The local church is extremely important. Discipleship and soul shape can’t happen when you sever yourself from the local church. Christ is the Head of the church, and the church is His body. They are one. Thus, you can’t become a Christ-shaped disciple when you cut yourself off from His body. The very purpose of the local church is to move the believer toward Christlikeness. A place to receive a steady diet of biblical preaching that grows our faith, expands our knowledge, and shapes our service. We need a Pastor/Teacher to hold us accountable. Someone who can Shepherd us, feed us, nurture us and lead us. We need in-depth, weighty preaching. Preaching of substance. Preaching that transforms. Practical preaching that equips a believer, spouse, parent, and employee. Furthermore, we need a biblical community, a small group of believers we journey with through life - people, who hold us accountable, pray for us, love us, and show up in times of crisis. A close-knit group of believers centered on Christ and His church. We also need discipleship and equipping. A place for on-the-job training, equipping, and works of service. A place to discover my spiritual gift and serve others within the context of the local body. Is the local church important? You better believe it. The local church is one of the greatest tools to shape your spiritual life. Be shaped in His image in 2021. Get connected to a local church.

1  The Holy Bible: English Standard Version (Wheaton, IL: Standard Bible Society, 2011).
2  I have heard and read this expression many times over the years.
3  A “homogenous group” is a group of believers who have some things in common.
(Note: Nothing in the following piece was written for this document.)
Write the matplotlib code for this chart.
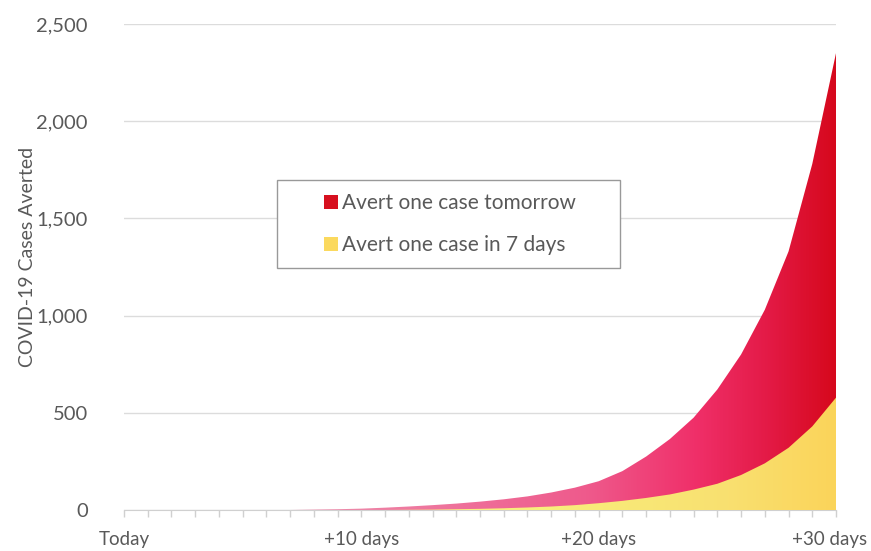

For instance, they are typically the same age and experience the same struggles in life.
4  Thom S. Rainer, I Will, Nine Traits of the Outwardly Focused Christian (Nashville, TN: B&H Publishing Group, 2015), 36.
5  Ibid., 36.
6  Ibid., 37.
7  Gorman made these comments in the endorsement section of a book by Joel Comiskey, The Relational Disciple (Moreno Valley, CA: CCS Publishing, 2010).
8  Brad House, Community, Taking Your Small Group Off Life Support (Wheaton, IL: Crossway Publications, 2011), 47.
9  I have heard Ed Stetzer make this statement many times in his sermons.
10  http://www.vergenetwork.org/2010/10/02/ed-stetzer-missional-disciple-making-movements-video/.
11  Jeffrey Arnold, The Big Book on Small Groups (Downers Grove, IL: InterVarsity Press, 2004), 23.
12  Bill Hull, The Disciple-Making Church, 162-163.